El ascenso del nivel del mar es una de las principales amenazas que enfrenta Cartagena en la actualidad. Según las proyecciones, el mar podría adentrarse en la ciudad en las próximas décadas, lo que afectaría no sólo al turismo, sino también las a comunidades más vulnerables. «Estamos tentando a la suerte. El mar tumbó las murallas tres veces en el pasado y creemos, con arrogancia, que no nos volverá a pasar. Pero estamos olvidando las lecciones del pasado», advierte el investigador.
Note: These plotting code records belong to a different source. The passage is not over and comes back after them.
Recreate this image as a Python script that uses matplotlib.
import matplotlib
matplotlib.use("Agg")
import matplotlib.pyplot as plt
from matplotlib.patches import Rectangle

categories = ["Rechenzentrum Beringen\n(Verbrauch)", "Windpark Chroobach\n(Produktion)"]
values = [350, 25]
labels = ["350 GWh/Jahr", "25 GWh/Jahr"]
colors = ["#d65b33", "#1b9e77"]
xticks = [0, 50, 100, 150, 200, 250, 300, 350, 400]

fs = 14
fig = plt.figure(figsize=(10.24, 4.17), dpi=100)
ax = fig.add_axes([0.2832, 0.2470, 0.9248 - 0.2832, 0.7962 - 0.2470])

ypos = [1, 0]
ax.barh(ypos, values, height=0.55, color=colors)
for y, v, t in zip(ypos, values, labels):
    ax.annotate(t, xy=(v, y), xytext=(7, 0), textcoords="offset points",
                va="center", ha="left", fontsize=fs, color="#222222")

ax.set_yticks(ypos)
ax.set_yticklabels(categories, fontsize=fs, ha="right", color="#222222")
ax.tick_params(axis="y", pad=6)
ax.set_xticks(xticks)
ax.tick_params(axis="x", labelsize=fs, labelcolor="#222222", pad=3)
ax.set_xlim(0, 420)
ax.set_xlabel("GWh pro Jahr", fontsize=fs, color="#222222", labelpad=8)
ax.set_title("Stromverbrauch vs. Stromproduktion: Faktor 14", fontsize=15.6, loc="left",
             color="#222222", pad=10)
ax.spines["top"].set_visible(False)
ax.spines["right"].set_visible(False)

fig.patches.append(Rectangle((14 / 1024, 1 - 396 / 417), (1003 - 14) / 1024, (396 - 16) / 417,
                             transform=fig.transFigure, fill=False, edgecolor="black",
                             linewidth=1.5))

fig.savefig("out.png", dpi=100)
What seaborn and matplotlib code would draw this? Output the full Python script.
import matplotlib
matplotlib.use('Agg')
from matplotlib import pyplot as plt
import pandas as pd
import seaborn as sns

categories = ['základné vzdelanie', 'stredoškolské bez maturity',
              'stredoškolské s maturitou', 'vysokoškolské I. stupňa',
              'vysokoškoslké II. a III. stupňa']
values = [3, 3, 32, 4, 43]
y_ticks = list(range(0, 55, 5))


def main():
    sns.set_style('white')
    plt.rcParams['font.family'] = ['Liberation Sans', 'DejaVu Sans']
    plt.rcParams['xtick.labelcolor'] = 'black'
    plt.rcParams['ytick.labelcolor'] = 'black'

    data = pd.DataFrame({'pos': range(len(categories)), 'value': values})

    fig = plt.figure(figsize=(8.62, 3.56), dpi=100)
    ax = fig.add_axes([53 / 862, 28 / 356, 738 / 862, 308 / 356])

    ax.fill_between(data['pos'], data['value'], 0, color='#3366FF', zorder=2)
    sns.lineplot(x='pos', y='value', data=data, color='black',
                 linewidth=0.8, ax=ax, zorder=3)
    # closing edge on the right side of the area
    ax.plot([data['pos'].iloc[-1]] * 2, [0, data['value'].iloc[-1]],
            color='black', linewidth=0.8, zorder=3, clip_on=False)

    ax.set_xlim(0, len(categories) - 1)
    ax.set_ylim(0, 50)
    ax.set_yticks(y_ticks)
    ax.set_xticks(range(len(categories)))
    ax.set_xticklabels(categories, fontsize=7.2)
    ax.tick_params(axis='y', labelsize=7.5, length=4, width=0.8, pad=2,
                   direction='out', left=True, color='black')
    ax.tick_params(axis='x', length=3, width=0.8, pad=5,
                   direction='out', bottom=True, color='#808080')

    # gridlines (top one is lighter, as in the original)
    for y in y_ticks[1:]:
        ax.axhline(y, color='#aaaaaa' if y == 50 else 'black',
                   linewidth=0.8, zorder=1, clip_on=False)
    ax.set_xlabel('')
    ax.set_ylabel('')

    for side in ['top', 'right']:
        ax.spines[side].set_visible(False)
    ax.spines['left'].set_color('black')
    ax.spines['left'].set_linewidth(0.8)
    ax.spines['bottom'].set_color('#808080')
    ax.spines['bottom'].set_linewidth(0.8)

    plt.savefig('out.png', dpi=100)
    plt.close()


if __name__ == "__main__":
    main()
Uno de los mayores problemas es la falta de un plan integral de defensas costeras para abordar el cambio climático y sus efectos. Si bien se ha hablado de un proyecto para recuperar las playas, Alfonso enfatiza que esto no será suficiente para mitigar las inundaciones. «Estamos construyendo defensas hacia el mar abierto, pero el mar está entrando por el patio trasero, por la bahía. ¿De qué nos sirve proteger, por ejemplo, Bocagrande por delante si toda la ciudad se podría inundar por detrás?», cuestiona Cabrera.

El investigador enfatiza que debemos aprender de las grandes culturas prehispánicas, quienes convivían en armonía con el medio ambiente. En lugar de ver al mar como un enemigo, Cabrera sugiere que debemos aprender a integrarlo en nuestras soluciones urbanas: «Si trabajáramos de igual a igual con el medio ambiente, podríamos usar la inteligencia natural para protegernos y adaptarnos».
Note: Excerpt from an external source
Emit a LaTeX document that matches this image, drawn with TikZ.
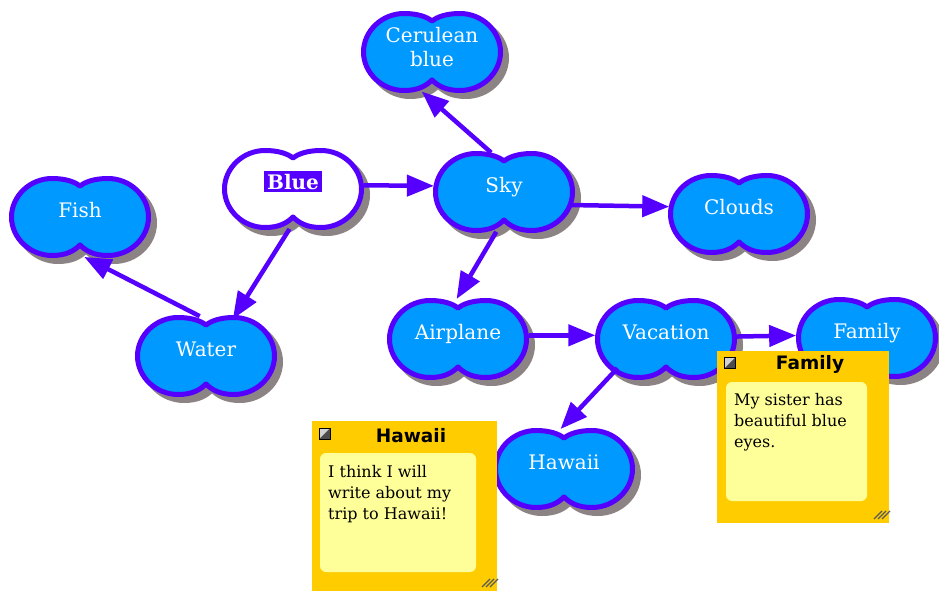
\documentclass[tikz,border=0pt]{standalone}
\usepackage{fontspec}
\setmainfont{DejaVu Serif}
\setsansfont{DejaVu Sans}
\usetikzlibrary{arrows.meta,shapes.geometric}
\definecolor{cfill}{RGB}{0,153,255}
\definecolor{cline}{RGB}{85,0,255}
\definecolor{cshadow}{RGB}{140,132,132}
\definecolor{norange}{RGB}{255,204,0}
\definecolor{nyellow}{RGB}{255,255,153}
\definecolor{grip}{RGB}{90,90,90}
\def\cloudpath{(0,-31) .. controls (5,-35) and (14,-38.5) .. (28,-38.5)
  .. controls (50,-38.5) and (68.5,-21) .. (68.5,0)
  .. controls (68.5,21) and (50,38.5) .. (28,38.5)
  .. controls (14,38.5) and (6,34) .. (0,28)
  .. controls (-6,34) and (-14,38.5) .. (-28,38.5)
  .. controls (-50,38.5) and (-68.5,21) .. (-68.5,0)
  .. controls (-68.5,-21) and (-50,-38.5) .. (-28,-38.5)
  .. controls (-14,-38.5) and (-5,-35) .. (0,-31) -- cycle}
\newcommand\mycloud[3]{%
  \begin{scope}[shift={(#1,#2)}]
    \begin{scope}[shift={(6,6)}]
      \filldraw[fill=cshadow, draw=cshadow, line width=5pt, line join=round] \cloudpath;
    \end{scope}
    \filldraw[fill=#3, draw=cline, line width=5pt, line join=round] \cloudpath;
  \end{scope}}
\begin{document}
\begin{tikzpicture}[x=1pt,y=-1pt,
  cloudtxt/.style={ellipse, minimum width=142pt, minimum height=80pt, inner sep=0pt, outer sep=0pt,
    text=white, font=\fontsize{20}{24}\selectfont, align=center},
  oneline/.style={text height=7pt, text depth=7pt},
  conn/.style={draw=cline, line width=4.5pt, -{Triangle[length=27pt,width=21pt]}},
  noteouter/.style={fill=norange, inner sep=0pt, outer sep=0pt, anchor=north west},
  noteinner/.style={fill=nyellow, rounded corners=6pt, inner sep=0pt, outer sep=0pt, anchor=north west},
  notetitle/.style={font=\sffamily\bfseries\fontsize{18.5}{20}\selectfont, inner sep=0pt},
  notebody/.style={font=\fontsize{16}{21}\selectfont, align=left, inner sep=0pt, anchor=north west},
  iconbox/.style={draw=black, line width=0.8pt, fill=black!70, minimum size=11pt, inner sep=0pt,
    path picture={\fill[gray!35] (path picture bounding box.north west) -- (path picture bounding box.north east) -- (path picture bounding box.south west) -- cycle;}},
  gripline/.style={draw=grip, line width=1.3pt}
]
\useasboundingbox (0,0) rectangle (939,591);
\fill[white] (0,0) rectangle (939,591);

% cloud shapes
\mycloud{432}{52}{cfill}
\mycloud{293}{189}{white}
\mycloud{504}{192}{cfill}
\mycloud{739}{214}{cfill}
\mycloud{80}{217}{cfill}
\mycloud{206}{356}{cfill}
\mycloud{458}{339}{cfill}
\mycloud{666}{339}{cfill}
\mycloud{867}{338}{cfill}
\mycloud{564}{469}{cfill}

% cloud labels
\node[cloudtxt, minimum height=90pt] (cer) at (432,47) {Cerulean\\blue};
\node[cloudtxt, oneline] (blue) at (293,189) {\setlength{\fboxsep}{3pt}\colorbox{cline}{\bfseries Blue}};
\node[cloudtxt, oneline] (sky) at (504,192) {Sky};
\node[cloudtxt, oneline] (clouds) at (739,214) {Clouds};
\node[cloudtxt, oneline] (fish) at (80,217) {Fish};
\node[cloudtxt, oneline] (water) at (206,356) {Water};
\node[cloudtxt, oneline] (air) at (458,339) {Airplane};
\node[cloudtxt, oneline] (vac) at (666,339) {Vacation};
\node[cloudtxt, oneline] (fam) at (867,338) {Family};
\node[cloudtxt, oneline] (haw) at (564,469) {Hawaii};

% connectors
\draw[conn] (blue.3) -- (sky.175);
\draw[conn] (sky.108) -- (cer.257);
\draw[conn] (sky.349) -- (clouds.174);
\draw[conn] (sky.259) -- (air.92);
\draw[conn] (blue.265) -- (water.54);
\draw[conn] (water.99) -- (fish.276);
\draw[conn] (air.3) -- (vac.177);
\draw[conn] (vac.2) -- (fam.178);
\draw[conn] (vac.211) -- (haw.95);

% Hawaii note
\node[noteouter, minimum width=185pt, minimum height=170pt] (hn) at (312,421) {};
\node[noteinner, minimum width=156pt, minimum height=119pt] (hni) at (320,453) {};
\node[notetitle] (hnt) at (411,436) {Hawaii};
\node[iconbox] (hnic) at (324.5,433.5) {};
\node[notebody] (hnb) at (328,465) {I think I will\\write about my\\trip to Hawaii!};
\foreach \k in {0,1,2}
  \draw[gripline] ([shift={(-15+4*\k,-4)}]hn.south east) -- ++(8,-8);

% Family note
\node[noteouter, minimum width=172pt, minimum height=172pt] (fn) at (717,351) {};
\node[noteinner, minimum width=141pt, minimum height=119pt] (fni) at (726,382) {};
\node[notetitle] (fnt) at (810,364) {Family};
\node[iconbox] (fnic) at (730,362.5) {};
\node[notebody] (fnb) at (734,393) {My sister has\\beautiful blue\\eyes.};
\foreach \k in {0,1,2}
  \draw[gripline] ([shift={(-15+4*\k,-4)}]fn.south east) -- ++(8,-8);
\end{tikzpicture}
\end{document}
Un ejemplo de esto es la propuesta para crear un sistema de transporte intermodal basado en los canales de la ciudad. Según el investigador, no solo sería una opción más rápida y eficiente, sino también una forma de reconectar a la urbe con su entorno acuático. Además de la construcción de diques, esclusas y otras infraestructuras, similar a lo que se ha hecho en lugares como Países Bajos o Venecia, Italia. «Holanda lleva cerca de 400 años luchando contra el mar y ahí están. Tienen medio país por debajo del nivel del mar, pero han construido diques, autopistas y parques que funcionan de manera integrada», declara.

Para Cabrera, el cambio climático no debe ser una excusa para la inacción, sino una oportunidad para transformar la ciudad de manera sostenible: «Nosotros debemos garantizarles tranquilidad a las generaciones de los próximos 100 años, por lo menos 50 años, pero si no lo hacemos, nuestros hijos van a tener que migrar a las zonas montañosas de Colombia. Si no hacemos un plan de defensa en el borde costero que proteja la ciudad y los demás pueblos de la costa Atlántica, estamos `durmiendo el sueño´. Todavía nos queda un poquito de tiempo», advierte.